NCAA college swimming is one of the most unique experiences a swimmer will ever have. I went from hating the idea of duel meets every weekend to loving them in a matter of no time. I had never been a part of a true team before I entered college swimming, so I never really understood what all the hype was about until I experienced it for myself.
You will never find yourself in a setting like college swimming once it is over. People who are all working towards the same thing for hours upon hours each day become not only your teammates but your family as well. There is nothing else in the world like it. The friendships you form in a college swimming program cannot be duplicated in any other setting.
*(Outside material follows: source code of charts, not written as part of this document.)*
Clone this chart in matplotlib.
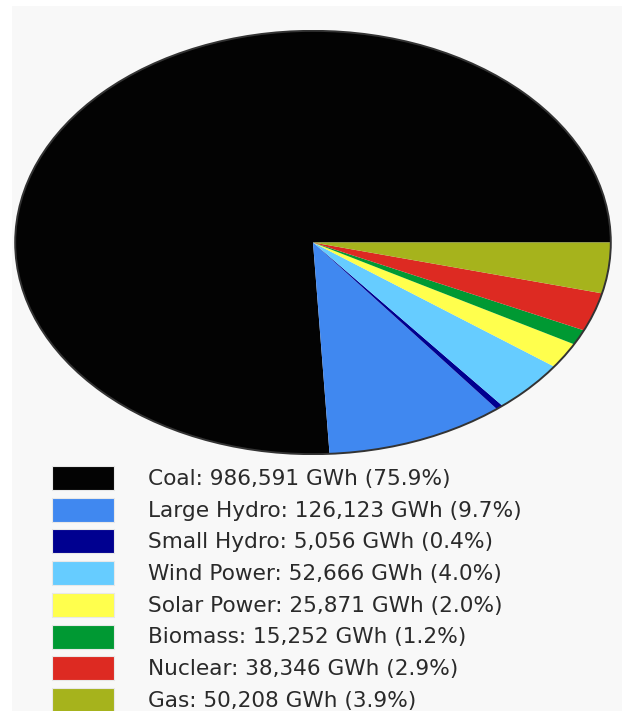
import matplotlib
matplotlib.use("Agg")
import matplotlib.pyplot as plt
from matplotlib.patches import Rectangle, Circle

sources = ["Coal", "Large Hydro", "Small Hydro", "Wind Power", "Solar Power", "Biomass", "Nuclear", "Gas"]
gwh = [986591, 126123, 5056, 52666, 25871, 15252, 38346, 50208]
shares = ["75.9", "9.7", "0.4", "4.0", "2.0", "1.2", "2.9", "3.9"]
colors = ["#030303", "#4088f0", "#000090", "#66ccff", "#ffff4d", "#009933", "#dd2a22", "#a6b31c"]

W, H = 622, 711
fig = plt.figure(figsize=(W / 100, H / 100), dpi=100, facecolor="white")
plt.rcParams["font.family"] = ["DejaVu Sans"]

# light panel background
fig.patches.append(Rectangle((12 / W, 0), 1 - 12 / W, 1 - 6 / H, transform=fig.transFigure,
                             facecolor="#f8f8f8", edgecolor="none", zorder=-5))

# pie axes (ellipse bbox)
x0, x1, y0, y1 = 14, 612, 30, 455
ax = fig.add_axes([x0 / W, 1 - y1 / H, (x1 - x0) / W, (y1 - y0) / H], zorder=2)
ax.patch.set_visible(False)
ax.pie(gwh, colors=colors, startangle=0, counterclock=True,
       wedgeprops=dict(linewidth=0, edgecolor="none", antialiased=True))
ax.add_patch(Circle((0, 0), 1, fill=False, edgecolor="#333333", linewidth=1.4))
ax.set_aspect("auto")
ax.set_xlim(-1.004, 1.004)
ax.set_ylim(-1.004, 1.004)
ax.axis("off")

# legend
top = 466
step = 31.7
for i, (name, v, p, c) in enumerate(zip(sources, gwh, shares, colors)):
    yt = top + i * step
    fig.patches.append(Rectangle((52 / W, 1 - (yt + 24) / H), 62 / W, 24 / H, transform=fig.transFigure,
                                 facecolor=c, edgecolor="#e8e8e8", linewidth=0.8, zorder=2))
    fig.text(148 / W, 1 - (yt + 13) / H, f"{name}: {v:,} GWh ({p}%)",
             fontsize=15.6, color="#2a2a2a", va="center", ha="left")

fig.savefig("out.png", dpi=100, facecolor="white")
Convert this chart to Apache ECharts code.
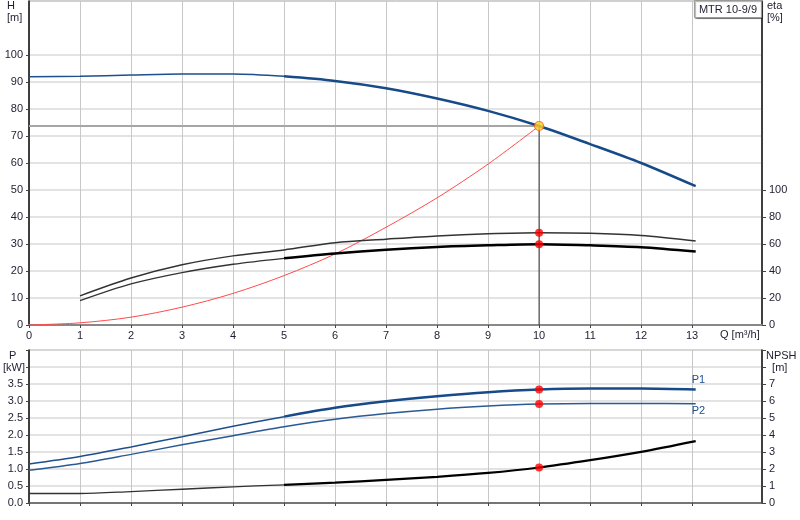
<!DOCTYPE html>
<html>
<head>
<meta charset="utf-8">
<script src="https://cdn.jsdelivr.net/npm/echarts@6/dist/echarts.min.js"></script>
<style>
html,body{margin:0;padding:0;background:#fff}
#chart{width:800px;height:520px}
</style>
</head>
<body>
<div id="chart"></div>
<script>
// pump curve values
var qCurve = [0, 1, 2, 3, 4, 5, 6, 7, 8, 9, 10, 11, 12, 13.07];
var head = [91.9, 92.1, 92.6, 93.0, 93.0, 92.1, 90.4, 87.7, 83.9, 79.3, 73.7, 67.0, 60.0, 51.4];
var powerP1 = [1.15, 1.37, 1.65, 1.95, 2.26, 2.54, 2.80, 2.99, 3.14, 3.26, 3.34, 3.37, 3.37, 3.34];
var powerP2 = [0.96, 1.16, 1.43, 1.71, 1.98, 2.24, 2.46, 2.63, 2.76, 2.85, 2.91, 2.93, 2.93, 2.92];
var npsh = [0.56, 0.56, 0.67, 0.81, 0.95, 1.07, 1.20, 1.36, 1.54, 1.77, 2.09, 2.52, 3.01, 3.64];

var qEta = [1, 2, 3, 4, 5, 6, 7, 8, 9, 10, 11, 12, 13.07];
var etaTotal = [21.6, 34.8, 44.6, 51.2, 55.6, 61.0, 63.6, 66.0, 67.6, 68.4, 68.0, 66.3, 62.3];
var etaPump = [18.0, 30.4, 38.8, 45.0, 49.4, 53.0, 55.8, 57.8, 59.0, 59.8, 59.0, 57.6, 54.4];

var qSystem = [0, 1, 2, 3, 4, 5, 6, 7, 8, 9, 10];
var hSystem = [0, 0.8, 2.9, 6.6, 11.7, 18.3, 26.3, 36.2, 47.1, 59.6, 73.7];

var dutyQ = 10;
var dutyH = 73.7;

var qLabels = [0, 1, 2, 3, 4, 5, 6, 7, 8, 9, 10, 11, 12, 13];
var hLabels = [0, 10, 20, 30, 40, 50, 60, 70, 80, 90, 100];
var etaLabels = [0, 20, 40, 60, 80, 100];
var pLabels = [0, 0.5, 1, 1.5, 2, 2.5, 3, 3.5];
var pTicks = [0, 0.5, 1, 1.5, 2, 2.5, 3, 3.5, 4, 4.5];
var npshLabels = [0, 1, 2, 3, 4, 5, 6, 7];
var npshTicks = [0, 1, 2, 3, 4, 5, 6, 7, 8, 9];

function pairs(xs, ys, from, to) {
    var out = [];
    for (var i = from; i <= to; i++) out.push([xs[i], ys[i]]);
    return out;
}
function at(xs, ys, q) {
    var i = xs.indexOf(q);
    return [xs[i], ys[i]];
}

var FONT = "'Liberation Sans', Arial, sans-serif";
var TXT = '#1e1e30';
var lastC = qCurve.length - 1;
var lastE = qEta.length - 1;
var split5 = qCurve.indexOf(5);
var splitE5 = qEta.indexOf(5);

function xAxisCfg(grid, showLabels, lineColor, lineWidth) {
    return {
        type: 'value', gridIndex: grid, min: 0, max: 14.37, interval: 1,
        axisLine: {show: true, onZero: false, lineStyle: {color: lineColor, width: lineWidth}},
        axisTick: {show: true, length: 3, customValues: qLabels, lineStyle: {color: '#444'}},
        axisLabel: {show: showLabels, customValues: qLabels, margin: 5, fontSize: 11, color: TXT, fontFamily: FONT},
        splitLine: {show: true, lineStyle: {color: '#c8c8c8', width: 1}}
    };
}

var chart = echarts.init(document.getElementById('chart'));
chart.setOption({
    animation: false,
    textStyle: {fontFamily: FONT},
    title: {
        text: 'MTR 10-9/9', right: 38, top: 0,
        padding: [4, 5, 3, 5],
        borderColor: '#999', borderWidth: 1, backgroundColor: '#fff',
        shadowColor: 'rgba(0,0,0,0.35)', shadowOffsetX: 1, shadowOffsetY: 1, shadowBlur: 1,
        textStyle: {fontSize: 11, fontWeight: 'normal', color: TXT, fontFamily: FONT}
    },
    grid: [
        {left: 29, right: 38, top: 1, height: 324, show: true, borderColor: '#a0a0a0', borderWidth: 1},
        {left: 29, right: 38, top: 350, height: 153, show: true, borderColor: '#a0a0a0', borderWidth: 1}
    ],
    xAxis: [
        xAxisCfg(0, true, '#888', 2),
        xAxisCfg(1, false, '#555', 1.5)
    ],
    yAxis: [
        {
            type: 'value', gridIndex: 0, position: 'left', min: 0, max: 120, interval: 10,
            axisLine: {show: true, lineStyle: {color: '#111', width: 1.5}},
            axisTick: {show: true, length: 3, customValues: hLabels, lineStyle: {color: '#444'}},
            axisLabel: {customValues: hLabels, margin: 6, fontSize: 11, color: TXT},
            splitLine: {show: true, lineStyle: {color: '#dadada', width: 1.5}}
        },
        {
            type: 'value', gridIndex: 0, position: 'right', min: 0, max: 240, interval: 20,
            axisLine: {show: true, lineStyle: {color: '#111', width: 1.5}},
            axisTick: {show: true, length: 4, customValues: etaLabels, lineStyle: {color: '#444'}},
            axisLabel: {customValues: etaLabels, margin: 7, fontSize: 11, color: TXT},
            splitLine: {show: false}
        },
        {
            type: 'value', gridIndex: 1, position: 'left', min: 0, max: 4.5, interval: 0.5,
            axisLine: {show: true, lineStyle: {color: '#111', width: 1.5}},
            axisTick: {show: true, length: 3, customValues: pTicks, lineStyle: {color: '#444'}},
            axisLabel: {customValues: pLabels, margin: 6, fontSize: 11, color: TXT,
                formatter: function (v) { return v.toFixed(1); }},
            splitLine: {show: true, lineStyle: {color: '#dadada', width: 1.5}}
        },
        {
            type: 'value', gridIndex: 1, position: 'right', min: 0, max: 9, interval: 1,
            axisLine: {show: true, lineStyle: {color: '#111', width: 1.5}},
            axisTick: {show: true, length: 4, customValues: npshTicks, lineStyle: {color: '#444'}},
            axisLabel: {customValues: npshLabels, margin: 7, fontSize: 11, color: TXT},
            splitLine: {show: false}
        }
    ],
    graphic: [
        {type: 'text', left: 7, top: 0, style: {text: 'H\n[m]', fontSize: 11, lineHeight: 12, fill: TXT, align: 'center', font: '11px ' + FONT}},
        {type: 'text', left: 767, top: 0, style: {text: 'eta\n[%]', fontSize: 11, lineHeight: 12, fill: TXT, align: 'center', font: '11px ' + FONT}},
        {type: 'text', left: 3, top: 350, style: {text: '  P\n[kW]', fontSize: 11, lineHeight: 12, fill: TXT, font: '11px ' + FONT}},
        {type: 'text', left: 766, top: 350, style: {text: 'NPSH\n  [m]', fontSize: 11, lineHeight: 12, fill: TXT, font: '11px ' + FONT}},
        {type: 'text', left: 720, top: 329, style: {text: 'Q [m³/h]', fontSize: 11, fill: TXT, font: '11px ' + FONT}}
    ],
    series: [
        {type: 'line', name: 'duty H', xAxisIndex: 0, yAxisIndex: 0, symbol: 'none', silent: true,
            data: [[0, dutyH], [dutyQ, dutyH]], lineStyle: {color: '#a6a6a6', width: 2}, z: 2},
        {type: 'line', name: 'duty Q', xAxisIndex: 0, yAxisIndex: 0, symbol: 'none', silent: true,
            data: [[dutyQ, dutyH], [dutyQ, 0]], lineStyle: {color: '#333', width: 1}, z: 2},
        {type: 'line', name: 'system', xAxisIndex: 0, yAxisIndex: 0, symbol: 'none', smooth: 0.3,
            data: pairs(qSystem, hSystem, 0, qSystem.length - 1), lineStyle: {color: '#ff4a4a', width: 1}, z: 3},
        {type: 'line', name: 'H', xAxisIndex: 0, yAxisIndex: 0, symbol: 'none', smooth: 0.3,
            data: pairs(qCurve, head, 0, split5), lineStyle: {color: '#1d4f8c', width: 1.5}, z: 4},
        {type: 'line', name: 'H', xAxisIndex: 0, yAxisIndex: 0, symbol: 'none', smooth: 0.3,
            data: pairs(qCurve, head, split5, lastC), lineStyle: {color: '#164a88', width: 2.5}, z: 4},
        {type: 'line', name: 'eta total', xAxisIndex: 0, yAxisIndex: 1, symbol: 'none', smooth: 0.3,
            data: pairs(qEta, etaTotal, 0, lastE), lineStyle: {color: '#333', width: 1.5}, z: 4},
        {type: 'line', name: 'eta pump', xAxisIndex: 0, yAxisIndex: 1, symbol: 'none', smooth: 0.3,
            data: pairs(qEta, etaPump, 0, splitE5), lineStyle: {color: '#333', width: 1.3}, z: 4},
        {type: 'line', name: 'eta pump', xAxisIndex: 0, yAxisIndex: 1, symbol: 'none', smooth: 0.3,
            data: pairs(qEta, etaPump, splitE5, lastE), lineStyle: {color: '#000', width: 2.5}, z: 4},
        {type: 'scatter', name: 'duty point', xAxisIndex: 0, yAxisIndex: 0, symbolSize: 9,
            data: [at(qCurve, head, dutyQ)],
            itemStyle: {color: '#ffd21f', borderColor: '#ff5a1f', borderWidth: 1.2}, z: 6},
        {type: 'scatter', name: 'eta duty', xAxisIndex: 0, yAxisIndex: 1, symbolSize: 8,
            data: [at(qEta, etaTotal, dutyQ), at(qEta, etaPump, dutyQ)],
            itemStyle: {color: '#ff0000'}, z: 6},

        {type: 'line', name: 'P1', xAxisIndex: 1, yAxisIndex: 2, symbol: 'none', smooth: 0.3,
            data: pairs(qCurve, powerP1, 0, split5), lineStyle: {color: '#1d4f8c', width: 1.5}, z: 4},
        {type: 'line', name: 'P1', xAxisIndex: 1, yAxisIndex: 2, symbol: 'none', smooth: 0.3,
            data: pairs(qCurve, powerP1, split5, lastC), lineStyle: {color: '#164a88', width: 2.5}, z: 4,
            endLabel: {show: true, formatter: 'P1', distance: 0, offset: [-4, -9], fontSize: 11, color: '#1d4f8c', fontFamily: FONT}},
        {type: 'line', name: 'P2', xAxisIndex: 1, yAxisIndex: 2, symbol: 'none', smooth: 0.3,
            data: pairs(qCurve, powerP2, 0, lastC), lineStyle: {color: '#2a5a94', width: 1.5}, z: 4,
            endLabel: {show: true, formatter: 'P2', distance: 0, offset: [-4, 7], fontSize: 11, color: '#1d4f8c', fontFamily: FONT}},
        {type: 'line', name: 'NPSH', xAxisIndex: 1, yAxisIndex: 3, symbol: 'none', smooth: 0.3,
            data: pairs(qCurve, npsh, 0, split5), lineStyle: {color: '#333', width: 1.3}, z: 4},
        {type: 'line', name: 'NPSH', xAxisIndex: 1, yAxisIndex: 3, symbol: 'none', smooth: 0.3,
            data: pairs(qCurve, npsh, split5, lastC), lineStyle: {color: '#000', width: 2.2}, z: 4},
        {type: 'scatter', name: 'P duty', xAxisIndex: 1, yAxisIndex: 2, symbolSize: 8,
            data: [at(qCurve, powerP1, dutyQ), at(qCurve, powerP2, dutyQ)],
            itemStyle: {color: '#ff0000'}, z: 6},
        {type: 'scatter', name: 'NPSH duty', xAxisIndex: 1, yAxisIndex: 3, symbolSize: 8,
            data: [at(qCurve, npsh, dutyQ)],
            itemStyle: {color: '#ff0000'}, z: 6}
    ]
});
</script>
</body>
</html>
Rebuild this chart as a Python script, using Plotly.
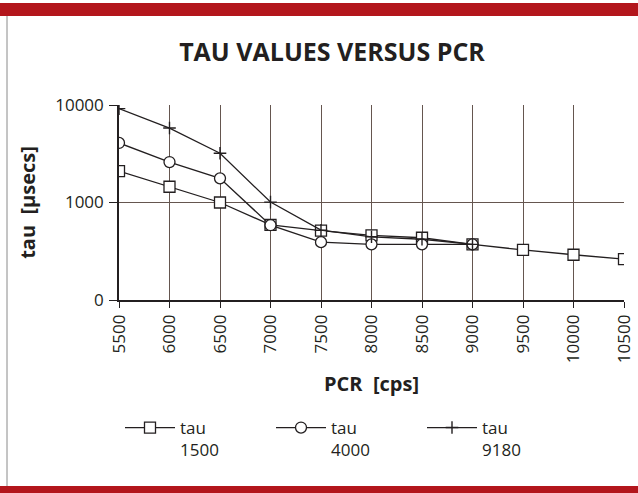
import plotly.graph_objects as go

pcr = [5500, 6000, 6500, 7000, 7500, 8000, 8500, 9000, 9500, 10000, 10500]
tau_1500 = [2100, 1450, 1000, 590, 515, 460, 435, 372, 326, 291, 263]
tau_4000 = [4080, 2600, 1770, 585, 392, 372, 372, 372]
tau_9180 = [9180, 5800, 3200, 1010, 520, 445, 420, 372]
y_tickvals = [100, 1000, 10000]
y_ticktext = ["0", "1000", "10000"]
x_tickvals = pcr
x_ticktext = [str(v) for v in pcr]
series_names = ["tau<br>1500", "tau<br>4000", "tau<br>9180"]

W, H = 638, 493
ML, MR, MT, MB = 119, 14, 105, 193
PW, PH = W - ML - MR, H - MT - MB

def px(x):
    return (x - ML) / PW

def py(y):
    return (H - MB - y) / PH

INK = "#231f20"
GRID = "#65564f"
RED = "#b3161c"
FONT = "Open Sans"

fig = go.Figure()
fig.add_trace(go.Scatter(
    x=pcr, y=tau_1500, name=series_names[0], mode="lines+markers",
    line=dict(color=INK, width=1.3),
    marker=dict(symbol="square", size=11, color="white", line=dict(color=INK, width=1.3)),
))
fig.add_trace(go.Scatter(
    x=pcr[:len(tau_4000)], y=tau_4000, name=series_names[1], mode="lines+markers",
    line=dict(color=INK, width=1.3),
    marker=dict(symbol="circle", size=11, color="white", line=dict(color=INK, width=1.3)),
))
fig.add_trace(go.Scatter(
    x=pcr[:len(tau_9180)], y=tau_9180, name=series_names[2], mode="lines+markers",
    line=dict(color=INK, width=1.3),
    marker=dict(symbol="cross-thin", size=9, color=INK, line=dict(color=INK, width=1.4)),
))

shapes = [
    dict(type="rect", xref="paper", yref="paper", x0=px(-5), x1=px(W + 5), y0=py(3), y1=py(16),
         fillcolor=RED, line=dict(width=0), layer="above"),
    dict(type="rect", xref="paper", yref="paper", x0=px(-5), x1=px(W + 5), y0=py(486), y1=py(H + 5),
         fillcolor=RED, line=dict(width=0), layer="above"),
    dict(type="line", xref="paper", yref="paper", x0=px(7), x1=px(7), y0=py(16), y1=py(486),
         line=dict(color="#8a8a8a", width=1)),
]

fig.update_layout(
    width=W, height=H,
    margin=dict(l=ML, r=MR, t=MT, b=MB, autoexpand=False),
    paper_bgcolor="white", plot_bgcolor="white",
    font=dict(family=FONT, color=INK, size=17),
    title=dict(text="<b>TAU VALUES VERSUS PCR</b>", xref="container", yref="container",
               x=332 / W, y=1 - 52 / H, xanchor="center", yanchor="middle",
               font=dict(family=FONT, size=25, color=INK)),
    xaxis=dict(
        range=[5500, 10500], tickvals=x_tickvals, ticktext=x_ticktext, tickangle=-90,
        showgrid=True, gridcolor=GRID, gridwidth=1,
        showline=True, linecolor=INK, linewidth=1.6, mirror=False,
        ticks="outside", ticklen=6, tickcolor=INK, tickwidth=1.4,
        tickfont=dict(size=17, family=FONT, color=INK),
        zeroline=False,
        title=dict(text="<b>PCR\u00a0\u00a0[cps]</b>", standoff=15, font=dict(size=20, family=FONT, color=INK)),
    ),
    yaxis=dict(
        type="log", range=[2, 4], tickvals=y_tickvals, ticktext=y_ticktext,
        showgrid=True, gridcolor=GRID, gridwidth=1,
        showline=True, linecolor=INK, linewidth=1.6,
        ticks="outside", ticklen=8, tickcolor=INK, tickwidth=1.4,
        tickfont=dict(size=17, family=FONT, color=INK),
        ticklabelstandoff=2,
        zeroline=False,
        title=dict(text="<b>tau\u00a0\u00a0[\u00b5secs]</b>", standoff=14, font=dict(size=20, family=FONT, color=INK)),
    ),
    showlegend=True,
    legend=dict(
        orientation="h", x=px(120), y=py(410), xanchor="left", yanchor="top",
        xref="paper", yref="paper", valign="top",
        entrywidth=86, entrywidthmode="pixels",
        font=dict(size=17, family=FONT, color=INK), bgcolor="rgba(0,0,0,0)",
        itemwidth=50,
    ),
    shapes=shapes,
)

fig.write_html(
    "out.html",
    config={"displayModeBar": False},
    post_script="document.body.style.margin='0';document.body.style.overflow='hidden';",
)
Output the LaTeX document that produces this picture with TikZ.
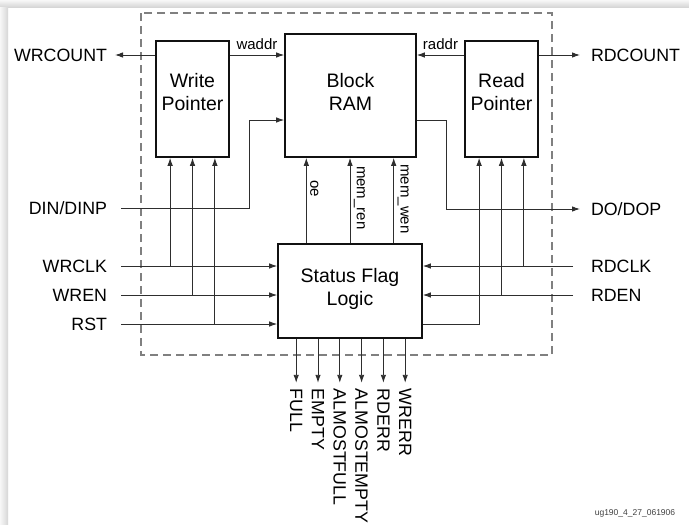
\documentclass[tikz,border=0pt]{standalone}
\usepackage{fontspec}
\setmainfont{Liberation Sans}
\usetikzlibrary{arrows.meta,calc}
\definecolor{ink}{HTML}{111111}
\definecolor{wirecol}{HTML}{2E2E2E}
\definecolor{fence}{HTML}{808080}

\begin{document}
\begin{tikzpicture}[x=1pt, y=-1pt,
  font=\fontsize{17.8}{21}\selectfont,
  >={Latex[length=8pt,width=5.5pt]},
  block/.style={draw=ink, line width=1.6pt, align=center, inner sep=0pt,
    font=\fontsize{19.5}{23}\selectfont},
  port/.style={inner sep=0pt, outer sep=#1},
  tag/.style={inner sep=0pt, font=\fontsize{15}{17}\selectfont},
  sidetag/.style={tag, outer sep=4pt, rotate=-90, anchor=south west},
  flagout/.style={inner sep=0pt, outer sep=6pt, rotate=-90, anchor=west},
  wire/.style={draw=wirecol, line width=0.9pt}
]
\useasboundingbox (0,0) rectangle (689,525);
\fill[white] (0,0) rectangle (689,525);
\shade[top color=black!3, bottom color=black!16] (0,0) rectangle (689,7);
\shade[left color=black!3, right color=black!16] (0,7) rectangle (8,525);

% FIFO boundary
\draw[fence, line width=1.3pt, dash pattern=on 8pt off 5pt] (141,13) rectangle (552,355);

\node[block, minimum width=73pt, minimum height=116pt, text depth=14pt] (wp) at (192.5,99) {Write\\Pointer};
\node[block, minimum width=131pt, minimum height=123pt, text depth=8pt] (ram) at (350.5,95.5) {Block\\RAM};
\node[block, minimum width=73pt, minimum height=116pt, text depth=14pt] (rp) at (501.5,99) {Read\\Pointer};
\node[block, minimum width=144pt, minimum height=94pt, text depth=8pt] (sfl) at (350,291) {Status Flag\\Logic};

\node[port=8pt, anchor=east] (wrcount) at (115,55) {WRCOUNT};
\node[port=14pt, anchor=east] (din) at (121,208) {DIN/DINP};
\node[port=14pt, anchor=east] (wrclk) at (121,266) {WRCLK};
\node[port=14pt, anchor=east] (wren) at (121,295) {WREN};
\node[port=14pt, anchor=east] (rst) at (121,324) {RST};
\node[port=11pt, anchor=west] (rdcount) at (580,55) {RDCOUNT};
\node[port=11pt, anchor=west] (dop) at (580,209) {DO/DOP};
\node[port=18pt, anchor=west] (rdclk) at (573,266) {RDCLK};
\node[port=18pt, anchor=west] (rden) at (573,295) {RDEN};

% pointers and the RAM
\draw[wire, ->] (wp.west |- wrcount.east) -- (wrcount.east);
\draw[wire, ->] (wp.east |- wrcount.east) -- node[tag, above=5pt] {waddr} (ram.west |- wrcount.east);
\draw[wire, ->] (rp.west |- rdcount.west) -- node[tag, above=5pt] {raddr} (ram.east |- rdcount.west);
\draw[wire, ->] (rp.east |- rdcount.west) -- (rdcount.west);

\coordinate (dinturn) at (249,120);
\draw[wire, ->] (din.east) -| (dinturn) -- (ram.west |- dinturn);
\coordinate (doturn) at (446,120);
\draw[wire, ->] (ram.east |- doturn) -- (doturn) |- (dop.west);

% taps under the pointers and the flag logic
\coordinate (wpa) at ($(wp.south west)!0.2!(wp.south east)$);
\coordinate (wpb) at (wp.south);
\coordinate (wpc) at ($(wp.south west)!0.8!(wp.south east)$);
\coordinate (rpa) at ($(rp.south west)!0.2!(rp.south east)$);
\coordinate (rpb) at (rp.south);
\coordinate (rpc) at ($(rp.south west)!0.8!(rp.south east)$);
\coordinate (ctla) at ($(sfl.north west)!0.2!(sfl.north east)$);
\coordinate (ctlb) at (sfl.north);
\coordinate (ctlc) at ($(sfl.north west)!0.8!(sfl.north east)$);

\draw[wire, ->] (wrclk.east) -- (sfl.west |- wrclk.east);
\draw[wire, ->] (wren.east) -- (sfl.west |- wren.east);
\draw[wire, ->] (rst.east) -- (sfl.west |- rst.east);
\draw[wire, ->] (wpa |- wrclk.east) -- (wpa);
\draw[wire, ->] (wpb |- wren.east) -- (wpb);
\draw[wire, ->] (wpc |- rst.east) -- (wpc);

\draw[wire, ->] (rdclk.west) -- (sfl.east |- rdclk.west);
\draw[wire, ->] (rden.west) -- (sfl.east |- rden.west);
\draw[wire, ->] (rpc |- rdclk.west) -- (rpc);
\draw[wire, ->] (rpb |- rden.west) -- (rpb);
\draw[wire, ->] (sfl.east |- rst.east) -| (rpa);

\draw[wire, ->] (ctla) -- node[sidetag, pos=0.78] {oe} (ram.south -| ctla);
\draw[wire, ->] (ctlb) -- node[sidetag, pos=0.95] {mem\_ren} (ram.south -| ctlb);
\draw[wire, ->] (ctlc) -- node[sidetag, pos=0.97] {mem\_wen} (ram.south -| ctlc);

% status outputs
\foreach \flag [count=\i] in {FULL,EMPTY,ALMOSTFULL,ALMOSTEMPTY,RDERR,WRERR} {
  \coordinate (flag\i) at ($(sfl.south west)+(19+21.8*\i-21.8,0)$);
  \draw[wire, ->] (flag\i) -- ++(0,44) node[flagout] {\flag};
}

\node[font=\fontsize{8.5}{10}\selectfont, text=black!75] (docid) at (635,513) {ug190\_4\_27\_061906};
\end{tikzpicture}
\end{document}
You learn so much about who you are and what you like and dislike all within the fastest four years of your life. I am a completely different person now than when I was a freshman and I honestly wouldn’t be where I am today if it weren’t for college swimming.
College swimming has taught me to put something bigger than myself first. A college team is only as strong as its weakest link, and that forces the entire team to be accountable for each other’s actions and decisions. When a college team is all on the same page moving towards the same goal, they are unstoppable. To be a part of something like that for four years teaches you lessons you don’t typically learn as a professional athlete. You learn things like controlling your patience, time management, self-control, respect, and most importantly teamwork. You become so invested in the program that by your senior year your passion and loyalty towards the University is something you can never lose.
The amount of pride I have developed for the University of Florida is exponential. This past year was my senior year and I have tried to take in as much as I can. I have cherished each duel meet like it was my last meet as a Gator. I have tried to make as many memories as possible before it was too late to make any at all. I feel like I am hanging on to college swimming with a thread and I find myself refusing to accept that I only have one more meet left in my college career.
That emotion happens for a reason. My coach at Florida, Gregg Troy, is a legend. He comes to practice with that type of emotion every single day and forces us to push limits that we think are unreachable. I swim to not only represent the University of Florida, but also Coach Troy. He has taught every single swimmer that goes through his program at least one lesson that they will take with them for the rest of their lives. He shapes us into the people we are today, and I could not be more grateful for that. He has taught me that wearing a Florida Gator cap in a duel meet is just as humbling as wearing a USA cap in the Olympics. Each are special in their own ways, but if you had me choose which one I would rather wear, I would not be able to choose.